Berdasarkan pemantauan proses legislasi revisi UU No.39/2004 yang dilakukan Migrant CARE sepanjang tahun 2015-2016 ditemukan fakta ketidaksolidan pihak eksekutif dalam pembahasan RUU PPILN. Hal ini tentu ironis karena berdasar Amanat Presiden tanggal 10 Desember 2015 No: R72/Pres/12/2015, Presiden mengamanatkan agar pihak eksekutif (Kemenaker, Kemendagri, Kemenlu, KPPPA, Kemenpan RB, Kemenkumham dan BNP2TKI) memastikan pembahasan RUU PPILN sesuai dengan prinsip “negara hadir”. Salah satu penyebab ketidaksolidan itu adalah belum adanya kesepahaman yang sama mengenai kelembagaan yang menangani tata kelola perlindungan buruh migran.
Hingga hampir berakhirnya bulan Oktober 2016, Panitia Kerja (Panja) pemerintah belum ada tanda-tanda yang serius dalam melakukan pembahasan terhadap draf RUU PPMI. Hal ini menimbulkan pertanyaan yang mendasar. Bagaimana sebenarnya komitmen pemerintah dalam upaya menyelesaikan draf RUU tersebut? Hal tersebut bertolak belakang dengan komitmen pemerintahan Joko Widodo yang tertuang dalam visi misi Nawacita yaitu negara hadir untuk melindungi warga negara yang menjadi buruh migran, sementara pemebahasan RUU TKI tak kunjung selesai.
“Ada sejumlah isu yang membuat pembahasan alot,” ucap Hanif Dhakiri saat menyampaikan pandangannya di forum. Desakan dan aspirasi para Kades yang hadir turut menjadi concern-nya. “Secara prinsip, sebagai pribadi kita berbagi pandangan yang sama,” tambahnya.
Pandangan itu ialah bahwa desa harus memiliki skema pengendalian arus migrasi warganya ke luar negeri. Ia juga sepakat bahwa peran PJTKI harus dibatasi. Dalam dua tahun terakhir ia menjabat sebagai menteri, ia belum pernah mengeluarkan izin baru bagi PJTKI. Justru mereka dipersulit, dengan peraturan setiap perusahaan harus melakukan sertifikasi ISO. Selain itu PJTKI pun sudah banyak yang dicabut surat izinnya.
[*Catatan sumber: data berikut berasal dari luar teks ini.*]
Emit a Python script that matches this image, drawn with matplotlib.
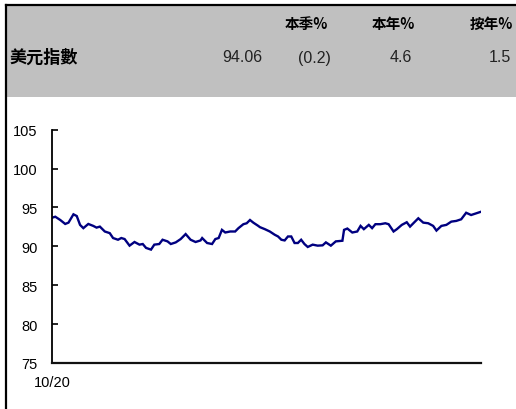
import matplotlib
matplotlib.use("Agg")
import matplotlib.pyplot as plt
from matplotlib.patches import Rectangle
from matplotlib.lines import Line2D

# US dollar index, trading-day offsets from the start of the window and levels
days = [0, 2, 5, 8, 10, 13, 15, 17, 19, 22, 25, 27, 29, 32, 35, 37, 40, 42, 44, 47,
        50, 53, 55, 57, 60, 62, 65, 67, 70, 72, 75, 78, 81, 84, 87, 90, 91, 94, 97, 99,
        101, 103, 105, 108, 111, 113, 116, 118, 120, 122, 125,
        126, 129, 132, 135, 137, 139, 141, 143, 145, 147, 149, 151, 153, 155, 158, 161,
        164, 166, 169, 172, 176, 177, 179, 182, 185, 187, 189, 192, 194, 196, 199, 202,
        204, 207, 209, 212, 215, 217, 219, 222, 225, 228, 231, 233, 236, 239, 242, 245,
        248, 251, 254, 257, 260]
dxy = [93.68, 93.81, 93.39, 92.88, 93.05, 94.12, 93.90, 92.76, 92.34, 92.88,
       92.63, 92.41, 92.54, 91.91, 91.70, 91.07, 90.85, 91.07, 90.94, 90.09,
       90.56, 90.22, 90.30, 89.80, 89.58, 90.22, 90.30, 90.85, 90.64, 90.30,
       90.51, 90.94, 91.58, 90.85, 90.56, 90.76, 91.07, 90.43, 90.30, 90.94,
       91.07, 92.12, 91.78, 91.91, 91.91, 92.34, 92.85, 92.97, 93.39, 93.05,
       92.63,
       92.47, 92.21, 91.91, 91.49, 91.27, 90.85, 90.76, 91.27, 91.27, 90.43,
       90.43, 90.85, 90.30, 89.92, 90.22, 90.09, 90.13, 90.51, 90.09, 90.64,
       90.72, 92.12, 92.29, 91.78, 91.91, 92.63, 92.21, 92.76, 92.34, 92.85,
       92.85, 92.97, 92.85, 91.91, 92.21, 92.76, 93.10, 92.54, 92.97, 93.61,
       93.05, 92.97, 92.63, 92.03, 92.63, 92.76, 93.18, 93.27, 93.48, 94.32,
       94.03, 94.24, 94.45]
y_ticks = [75, 80, 85, 90, 95, 100, 105]
x_tick_labels = ["10/20"]

# Summary table
row_name = "美元指數"
col_heads = ["本季%", "本年%", "按年%"]
row_values = ["94.06", "(0.2)", "4.6", "1.5"]

W, H = 516, 410
fig = plt.figure(figsize=(W / 100, H / 100), dpi=100)
fig.patch.set_facecolor("white")

cjk = ["Noto Sans CJK TC", "Liberation Sans", "DejaVu Sans"]
latin = ["Liberation Sans", "DejaVu Sans"]

def fx(px):
    return px / W

def fy(py):
    return 1 - py / H

# grey header band with black frame on top and left
fig.add_artist(Rectangle((fx(7), fy(98)), fx(W - 7), fy(7) - fy(98),
                         transform=fig.transFigure, facecolor="#c0c0c0",
                         edgecolor="none", zorder=0))
fig.add_artist(Line2D([fx(6), fx(W)], [fy(6), fy(6)], transform=fig.transFigure,
                      color="black", lw=1.6))
fig.add_artist(Line2D([fx(6), fx(6)], [fy(6), fy(H)], transform=fig.transFigure,
                      color="black", lw=1.6))

for txt, left in zip(col_heads, [285, 372, 470]):
    fig.text(fx(left), fy(24), txt, family=cjk, fontsize=10.5, fontweight="bold",
             ha="left", va="center", color="black")
fig.text(fx(10), fy(58), row_name, family=cjk, fontsize=12.3, fontweight="bold",
         ha="left", va="center", color="black")
for txt, right in zip(row_values, [262, 331, 412, 511]):
    fig.text(fx(right), fy(58), txt, family=latin, fontsize=11.5,
             ha="right", va="center", color="#222222")

# line chart
ax = fig.add_axes([fx(52), fy(364), fx(481) - fx(52), fy(130.7) - fy(364)])
ax.plot(days, dxy, color="#000080", lw=1.7, solid_joinstyle="miter")
ax.set_xlim(days[0], days[-1])
ax.set_ylim(75, 105)
ax.set_yticks(y_ticks)
ax.set_yticklabels([str(t) for t in y_ticks], family=latin, fontsize=10.5)
ax.set_xticks([days[0]])
ax.set_xticklabels(x_tick_labels, family=latin, fontsize=10.5)
ax.tick_params(axis="y", direction="in", length=4, width=1.2, pad=10.5, colors="black")
ax.tick_params(axis="x", length=0, pad=8.5, colors="black")
for side in ["top", "right"]:
    ax.spines[side].set_visible(False)
ax.spines["left"].set_linewidth(1.3)
ax.spines["bottom"].set_linewidth(1.6)
ax.spines["bottom"].set_color("#111111")
ax.set_facecolor("none")

fig.savefig("out.png", dpi=100)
Ia juga mengatakan bahwa sudah ada beberapa regulasi yang dibuat. Regulasi tersebut terbalut dalam Permenaker yang diantaranya melarang beroperasinya calo. Walaupun kita ketahui bahwa aturan ini belum bisa berjalan di lapangan karena beberapa hal. Terkait peraturan daerah dan desa, ia mengatakan bahwa ada rules tersendiri yang harus diikuti. Sembari RUU di revisi, untuk membantu rekan-rekan daerah membuat Perdes ia menuturkan akan membantu dengan pembuatan Permenaker.
Hanif juga mengaku tidak setuju dengan pasal penempatan. “Kita harus geser logika migrasi, bahwa orang bekerja ke luar negeri itu adalah hak-nya,” ucap Hanif. Negara hadir namun buruh migran juga harus menyadari tanggung jawabnya sendiri. Selama ini yang jadi problem adalah minimnya pilihan cara buruh migran untuk bekerja ke luar negeri.
Hanif dan timnya saat ini sedang mengembangkan Desa Migran Produktif (Desmigratif). “Jadi bukan hanya buruh migran, keluarganya akan kita skemakan pelatihan merawat anak, mengelola keuangan, pelatihan kerja atau wirausaha,” paparnya. Program ini mendukung program pemerintah one village one product.